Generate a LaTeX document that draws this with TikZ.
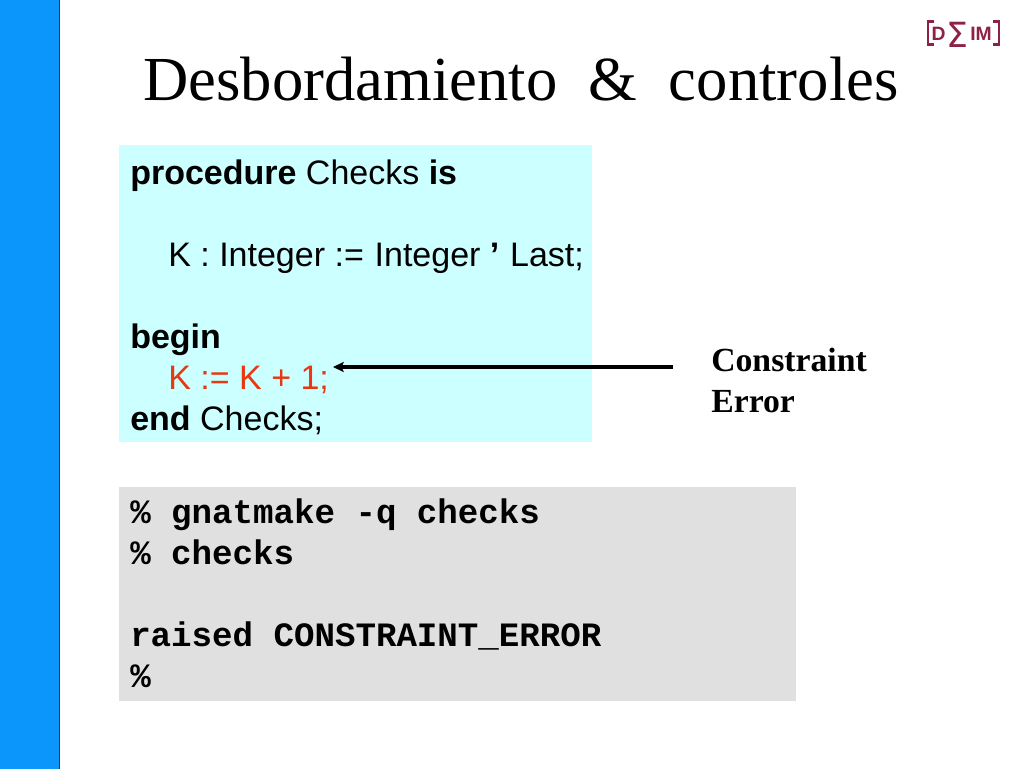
\documentclass[tikz,border=0pt]{standalone}
\usepackage{fontspec}
\usetikzlibrary{arrows.meta}
\setmainfont{Liberation Serif}
\setsansfont{Liberation Sans}
\setmonofont{Liberation Mono}
\newfontfamily\logosigma{DejaVu Sans}
\definecolor{sidebar}{HTML}{0A96FA}
\definecolor{sideedge}{HTML}{0B3A78}
\definecolor{codebg}{HTML}{CCFFFF}
\definecolor{shellbg}{HTML}{E0E0E0}
\definecolor{hot}{HTML}{E8380F}
\definecolor{logo}{HTML}{8E2246}
\tikzset{
  codeline/.style={anchor=base west,inner sep=0pt,font=\sffamily\fontsize{25.5}{25.5}\selectfont},
  shellline/.style={anchor=base west,inner sep=0pt,font=\ttfamily\bfseries\fontsize{25.6}{25.6}\selectfont},
  notetext/.style={anchor=base west,inner sep=0pt,font=\bfseries\fontsize{25.3}{25.3}\selectfont},
  logotext/.style={inner sep=0pt,text=logo,font=\sffamily\bfseries\fontsize{14.5}{14.5}\selectfont},
  bracket/.style={logo,line width=2pt},
}
\begin{document}
\begin{tikzpicture}[x=0.75pt,y=-0.75pt]
\useasboundingbox (0,0) rectangle (1024,768);
\fill[white] (0,0) rectangle (1024,768);
\fill[sidebar,draw=sideedge,line width=1pt] (-2,-2) rectangle (59.5,770);
\fill[codebg] (119,145) rectangle (592,442);
\fill[shellbg] (119,487) rectangle (796,701);
\node[anchor=base west,inner sep=0pt,font=\fontsize{47}{47}\selectfont] (title) at (143,100) {Desbordamiento\ \ \&\ \ controles};
\node[codeline] (c1) at (130,184) {\textbf{procedure} Checks \textbf{is}};
\node[codeline] (c2) at (168,266) {K : Integer :=\kern1pt{} Integer \textbf{’}\kern1pt{} Last;};
\node[codeline] (c3) at (130,348) {\textbf{begin}};
\node[codeline,text=hot] (c4) at (168,389) {K := K + 1;};
\node[codeline] (c5) at (130,430) {\textbf{end} Checks;};
\node[shellline] (s1) at (130,523) {\% gnatmake -q checks};
\node[shellline] (s2) at (130,564) {\% checks};
\node[shellline] (s3) at (130,646) {raised CONSTRAINT\_ERROR};
\node[shellline] (s4) at (130,687) {\%};
\node[notetext] (n1) at (711,371) {Constraint};
\node[notetext] (n2) at (711,412) {Error};
\coordinate (arrowstart) at (673,367);
\coordinate (arrowend) at (333,367);
\draw[-{Stealth[length=8pt,width=7.5pt,inset=1.5pt]},line width=2.4pt] (arrowstart) -- (arrowend);
% logo
\node[logotext] (ld) at (938.5,34) {D};
\node[logotext] (lm) at (981,34) {IM};
\node[inner sep=0pt,text=logo,font=\logosigma\fontsize{26}{26}\selectfont] (ls) at (957,34.5) {Σ};
\draw[bracket] (934,21.5) -- (928,21.5) -- (928,44.5) -- (934,44.5);
\draw[bracket] (993,21.5) -- (999,21.5) -- (999,44.5) -- (993,44.5);
\end{tikzpicture}
\end{document}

- - - - - - -

(WRITTEN INSTRUCTION) Go through the listing above and write it all out exactly, leaving out any picture.

(THE REPLY)
Generate a LaTeX document that draws this with TikZ.
\documentclass[tikz,border=0pt]{standalone}
\usepackage{fontspec}
\usetikzlibrary{arrows.meta}
\setmainfont{Liberation Serif}
\setsansfont{Liberation Sans}
\setmonofont{Liberation Mono}
\newfontfamily\logosigma{DejaVu Sans}
\definecolor{sidebar}{HTML}{0A96FA}
\definecolor{sideedge}{HTML}{0B3A78}
\definecolor{codebg}{HTML}{CCFFFF}
\definecolor{shellbg}{HTML}{E0E0E0}
\definecolor{hot}{HTML}{E8380F}
\definecolor{logo}{HTML}{8E2246}
\tikzset{
  codeline/.style={anchor=base west,inner sep=0pt,font=\sffamily\fontsize{25.5}{25.5}\selectfont},
  shellline/.style={anchor=base west,inner sep=0pt,font=\ttfamily\bfseries\fontsize{25.6}{25.6}\selectfont},
  notetext/.style={anchor=base west,inner sep=0pt,font=\bfseries\fontsize{25.3}{25.3}\selectfont},
  logotext/.style={inner sep=0pt,text=logo,font=\sffamily\bfseries\fontsize{14.5}{14.5}\selectfont},
  bracket/.style={logo,line width=2pt},
}
\begin{document}
\begin{tikzpicture}[x=0.75pt,y=-0.75pt]
\useasboundingbox (0,0) rectangle (1024,768);
\fill[white] (0,0) rectangle (1024,768);
\fill[sidebar,draw=sideedge,line width=1pt] (-2,-2) rectangle (59.5,770);
\fill[codebg] (119,145) rectangle (592,442);
\fill[shellbg] (119,487) rectangle (796,701);
\node[anchor=base west,inner sep=0pt,font=\fontsize{47}{47}\selectfont] (title) at (143,100) {Desbordamiento\ \ \&\ \ controles};
\node[codeline] (c1) at (130,184) {\textbf{procedure} Checks \textbf{is}};
\node[codeline] (c2) at (168,266) {K : Integer :=\kern1pt{} Integer \textbf{’}\kern1pt{} Last;};
\node[codeline] (c3) at (130,348) {\textbf{begin}};
\node[codeline,text=hot] (c4) at (168,389) {K := K + 1;};
\node[codeline] (c5) at (130,430) {\textbf{end} Checks;};
\node[shellline] (s1) at (130,523) {\% gnatmake -q checks};
\node[shellline] (s2) at (130,564) {\% checks};
\node[shellline] (s3) at (130,646) {raised CONSTRAINT\_ERROR};
\node[shellline] (s4) at (130,687) {\%};
\node[notetext] (n1) at (711,371) {Constraint};
\node[notetext] (n2) at (711,412) {Error};
\coordinate (arrowstart) at (673,367);
\coordinate (arrowend) at (333,367);
\draw[-{Stealth[length=8pt,width=7.5pt,inset=1.5pt]},line width=2.4pt] (arrowstart) -- (arrowend);
% logo
\node[logotext] (ld) at (938.5,34) {D};
\node[logotext] (lm) at (981,34) {IM};
\node[inner sep=0pt,text=logo,font=\logosigma\fontsize{26}{26}\selectfont] (ls) at (957,34.5) {Σ};
\draw[bracket] (934,21.5) -- (928,21.5) -- (928,44.5) -- (934,44.5);
\draw[bracket] (993,21.5) -- (999,21.5) -- (999,44.5) -- (993,44.5);
\end{tikzpicture}
\end{document}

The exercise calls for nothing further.